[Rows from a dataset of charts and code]
[start]

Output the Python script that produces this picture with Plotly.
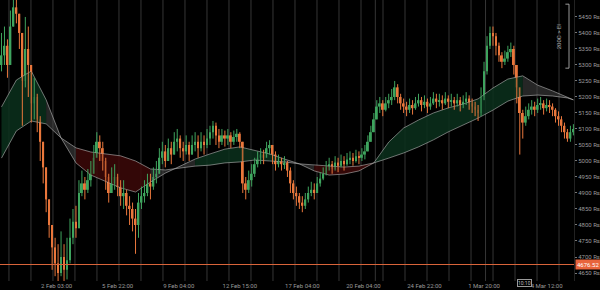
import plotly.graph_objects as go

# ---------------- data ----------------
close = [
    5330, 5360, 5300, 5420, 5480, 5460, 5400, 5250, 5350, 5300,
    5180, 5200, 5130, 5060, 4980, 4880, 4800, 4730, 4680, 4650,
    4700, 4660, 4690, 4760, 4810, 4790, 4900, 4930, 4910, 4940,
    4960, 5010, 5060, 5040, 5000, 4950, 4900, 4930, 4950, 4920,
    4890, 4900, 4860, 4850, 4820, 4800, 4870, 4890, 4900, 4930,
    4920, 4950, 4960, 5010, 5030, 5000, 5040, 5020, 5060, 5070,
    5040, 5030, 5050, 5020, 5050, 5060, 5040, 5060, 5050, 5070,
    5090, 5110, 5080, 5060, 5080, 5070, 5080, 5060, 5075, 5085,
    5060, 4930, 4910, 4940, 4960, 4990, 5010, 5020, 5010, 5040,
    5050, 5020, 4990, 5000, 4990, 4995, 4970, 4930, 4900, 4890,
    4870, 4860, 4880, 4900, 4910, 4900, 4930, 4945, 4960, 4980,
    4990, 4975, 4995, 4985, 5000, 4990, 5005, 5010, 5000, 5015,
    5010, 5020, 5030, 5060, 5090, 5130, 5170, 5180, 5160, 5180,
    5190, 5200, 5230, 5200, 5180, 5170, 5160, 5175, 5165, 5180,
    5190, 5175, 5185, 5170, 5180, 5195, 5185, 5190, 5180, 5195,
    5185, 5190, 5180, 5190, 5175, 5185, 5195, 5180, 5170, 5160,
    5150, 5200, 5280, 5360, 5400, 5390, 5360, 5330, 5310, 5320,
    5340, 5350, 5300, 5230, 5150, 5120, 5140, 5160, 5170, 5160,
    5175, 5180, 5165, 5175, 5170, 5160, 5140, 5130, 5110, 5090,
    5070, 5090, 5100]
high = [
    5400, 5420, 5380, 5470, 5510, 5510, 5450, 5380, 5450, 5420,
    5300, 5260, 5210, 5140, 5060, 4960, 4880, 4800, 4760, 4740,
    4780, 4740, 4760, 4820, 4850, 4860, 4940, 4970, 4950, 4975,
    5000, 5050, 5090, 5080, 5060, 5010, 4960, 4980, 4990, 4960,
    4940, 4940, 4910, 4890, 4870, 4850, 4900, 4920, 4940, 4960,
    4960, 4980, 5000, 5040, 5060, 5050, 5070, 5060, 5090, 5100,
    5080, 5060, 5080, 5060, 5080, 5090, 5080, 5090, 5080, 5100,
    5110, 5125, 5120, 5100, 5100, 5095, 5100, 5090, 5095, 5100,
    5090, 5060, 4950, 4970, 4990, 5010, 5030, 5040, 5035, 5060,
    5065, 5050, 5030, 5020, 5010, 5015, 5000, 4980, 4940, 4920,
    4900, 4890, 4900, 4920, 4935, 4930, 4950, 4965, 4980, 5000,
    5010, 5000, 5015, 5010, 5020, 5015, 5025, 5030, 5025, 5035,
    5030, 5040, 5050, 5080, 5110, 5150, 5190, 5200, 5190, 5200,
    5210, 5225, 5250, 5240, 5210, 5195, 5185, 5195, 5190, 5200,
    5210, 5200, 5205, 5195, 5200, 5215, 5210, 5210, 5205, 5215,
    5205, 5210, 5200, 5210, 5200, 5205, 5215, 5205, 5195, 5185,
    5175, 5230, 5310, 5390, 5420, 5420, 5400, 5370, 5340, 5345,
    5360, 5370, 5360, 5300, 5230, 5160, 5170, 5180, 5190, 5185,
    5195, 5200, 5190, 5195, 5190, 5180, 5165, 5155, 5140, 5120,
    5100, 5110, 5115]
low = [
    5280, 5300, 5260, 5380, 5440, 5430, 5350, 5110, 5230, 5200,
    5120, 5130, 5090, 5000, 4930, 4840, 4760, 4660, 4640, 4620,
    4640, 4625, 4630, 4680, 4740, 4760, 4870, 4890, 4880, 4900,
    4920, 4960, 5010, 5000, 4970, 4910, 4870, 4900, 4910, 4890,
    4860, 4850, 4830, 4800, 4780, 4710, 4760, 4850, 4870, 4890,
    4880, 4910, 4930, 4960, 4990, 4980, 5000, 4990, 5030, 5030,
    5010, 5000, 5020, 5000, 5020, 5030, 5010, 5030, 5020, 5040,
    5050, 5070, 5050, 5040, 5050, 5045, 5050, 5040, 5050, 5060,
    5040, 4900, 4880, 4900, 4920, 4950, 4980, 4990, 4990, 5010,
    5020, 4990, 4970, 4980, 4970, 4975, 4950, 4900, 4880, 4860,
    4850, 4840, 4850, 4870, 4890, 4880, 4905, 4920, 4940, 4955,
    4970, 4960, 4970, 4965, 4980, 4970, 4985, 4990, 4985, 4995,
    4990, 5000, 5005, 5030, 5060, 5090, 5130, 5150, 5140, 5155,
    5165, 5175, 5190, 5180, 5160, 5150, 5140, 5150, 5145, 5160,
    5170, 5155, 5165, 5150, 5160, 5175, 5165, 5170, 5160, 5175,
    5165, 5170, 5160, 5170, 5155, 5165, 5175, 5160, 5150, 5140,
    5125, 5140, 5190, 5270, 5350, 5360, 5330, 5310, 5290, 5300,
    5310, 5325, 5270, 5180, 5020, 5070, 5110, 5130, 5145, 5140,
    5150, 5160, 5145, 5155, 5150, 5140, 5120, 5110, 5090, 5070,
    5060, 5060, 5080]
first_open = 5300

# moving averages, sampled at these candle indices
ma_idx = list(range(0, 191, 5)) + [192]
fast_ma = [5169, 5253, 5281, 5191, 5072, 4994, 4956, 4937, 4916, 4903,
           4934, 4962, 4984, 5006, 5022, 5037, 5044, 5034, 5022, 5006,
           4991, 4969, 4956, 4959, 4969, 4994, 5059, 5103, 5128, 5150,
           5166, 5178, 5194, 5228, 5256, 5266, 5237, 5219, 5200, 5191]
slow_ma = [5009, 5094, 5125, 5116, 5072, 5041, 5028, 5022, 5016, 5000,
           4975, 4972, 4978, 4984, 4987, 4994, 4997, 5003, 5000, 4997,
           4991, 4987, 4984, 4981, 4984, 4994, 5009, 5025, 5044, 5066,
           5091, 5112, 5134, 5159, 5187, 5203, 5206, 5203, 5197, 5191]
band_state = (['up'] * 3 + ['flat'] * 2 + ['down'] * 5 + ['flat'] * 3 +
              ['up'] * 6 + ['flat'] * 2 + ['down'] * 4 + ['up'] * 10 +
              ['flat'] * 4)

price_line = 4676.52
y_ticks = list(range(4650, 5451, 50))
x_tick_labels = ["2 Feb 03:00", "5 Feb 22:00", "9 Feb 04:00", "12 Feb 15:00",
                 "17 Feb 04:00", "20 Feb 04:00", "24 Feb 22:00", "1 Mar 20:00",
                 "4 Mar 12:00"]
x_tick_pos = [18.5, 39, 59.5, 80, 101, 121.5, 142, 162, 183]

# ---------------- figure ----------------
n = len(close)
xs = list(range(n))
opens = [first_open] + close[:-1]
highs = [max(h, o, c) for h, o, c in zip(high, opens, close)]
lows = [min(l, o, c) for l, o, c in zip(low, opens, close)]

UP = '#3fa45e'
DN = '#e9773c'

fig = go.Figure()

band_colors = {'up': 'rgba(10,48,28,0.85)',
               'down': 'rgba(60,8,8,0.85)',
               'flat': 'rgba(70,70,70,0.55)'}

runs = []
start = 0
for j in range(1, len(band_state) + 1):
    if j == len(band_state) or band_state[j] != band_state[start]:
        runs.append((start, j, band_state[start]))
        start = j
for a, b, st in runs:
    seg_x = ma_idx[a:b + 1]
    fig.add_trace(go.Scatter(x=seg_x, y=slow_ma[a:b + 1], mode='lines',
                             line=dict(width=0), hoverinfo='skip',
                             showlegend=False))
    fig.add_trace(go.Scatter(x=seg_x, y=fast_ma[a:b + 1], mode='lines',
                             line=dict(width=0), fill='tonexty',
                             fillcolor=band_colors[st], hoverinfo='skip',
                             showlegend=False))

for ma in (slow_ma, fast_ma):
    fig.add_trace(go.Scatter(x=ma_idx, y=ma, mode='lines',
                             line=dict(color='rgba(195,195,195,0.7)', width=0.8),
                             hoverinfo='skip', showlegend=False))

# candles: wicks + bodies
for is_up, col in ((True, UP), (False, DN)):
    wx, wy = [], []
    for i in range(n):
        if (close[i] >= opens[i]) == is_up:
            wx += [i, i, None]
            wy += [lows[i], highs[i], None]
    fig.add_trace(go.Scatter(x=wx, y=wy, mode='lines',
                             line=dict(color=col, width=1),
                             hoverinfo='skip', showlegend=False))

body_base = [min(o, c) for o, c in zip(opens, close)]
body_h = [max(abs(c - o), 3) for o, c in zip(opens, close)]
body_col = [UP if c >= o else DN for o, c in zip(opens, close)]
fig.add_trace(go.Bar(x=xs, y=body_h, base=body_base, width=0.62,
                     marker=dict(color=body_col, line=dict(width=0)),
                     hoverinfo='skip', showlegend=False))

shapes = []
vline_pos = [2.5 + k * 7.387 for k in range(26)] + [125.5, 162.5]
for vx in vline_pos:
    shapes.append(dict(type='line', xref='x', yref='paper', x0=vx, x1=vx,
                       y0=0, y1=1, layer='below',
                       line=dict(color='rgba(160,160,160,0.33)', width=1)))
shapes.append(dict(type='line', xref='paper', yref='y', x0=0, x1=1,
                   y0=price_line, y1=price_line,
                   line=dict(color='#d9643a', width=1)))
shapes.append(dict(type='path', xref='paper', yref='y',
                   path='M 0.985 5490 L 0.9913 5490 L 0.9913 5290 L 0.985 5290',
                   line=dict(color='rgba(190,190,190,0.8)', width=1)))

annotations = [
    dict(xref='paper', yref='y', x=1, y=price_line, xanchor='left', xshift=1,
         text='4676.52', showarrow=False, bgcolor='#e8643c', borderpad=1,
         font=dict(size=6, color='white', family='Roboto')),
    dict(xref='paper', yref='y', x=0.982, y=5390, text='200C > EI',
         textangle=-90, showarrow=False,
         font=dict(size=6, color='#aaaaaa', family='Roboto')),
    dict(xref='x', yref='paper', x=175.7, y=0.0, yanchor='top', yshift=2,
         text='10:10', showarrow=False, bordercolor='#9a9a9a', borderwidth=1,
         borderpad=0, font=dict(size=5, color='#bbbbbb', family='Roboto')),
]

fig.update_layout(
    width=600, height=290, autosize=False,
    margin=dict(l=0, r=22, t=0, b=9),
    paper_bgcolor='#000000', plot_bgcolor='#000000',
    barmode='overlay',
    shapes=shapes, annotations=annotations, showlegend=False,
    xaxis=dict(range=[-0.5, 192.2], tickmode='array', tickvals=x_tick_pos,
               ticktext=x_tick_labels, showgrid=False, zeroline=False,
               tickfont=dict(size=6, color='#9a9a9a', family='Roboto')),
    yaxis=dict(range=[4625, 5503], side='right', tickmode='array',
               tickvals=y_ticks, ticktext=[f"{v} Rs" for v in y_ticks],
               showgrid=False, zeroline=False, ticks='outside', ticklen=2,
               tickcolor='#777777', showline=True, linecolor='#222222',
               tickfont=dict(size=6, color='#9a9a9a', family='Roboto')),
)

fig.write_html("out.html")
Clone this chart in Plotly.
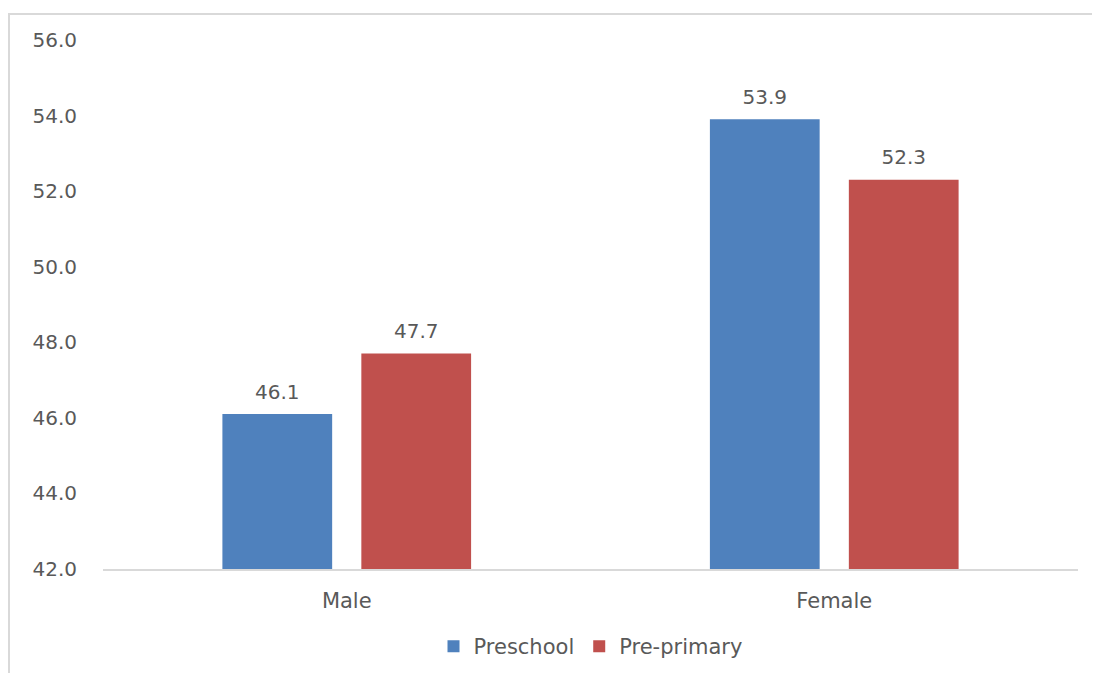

[end]

◆ **What to do**:
Starting with the first line of the data above and ending with the line containing "import plotly.graph_objects as go", please restate every line exactly, leaving images out.

◆ **Exercise solution**:
Output the Python script that produces this picture with Plotly.
import plotly.graph_objects as go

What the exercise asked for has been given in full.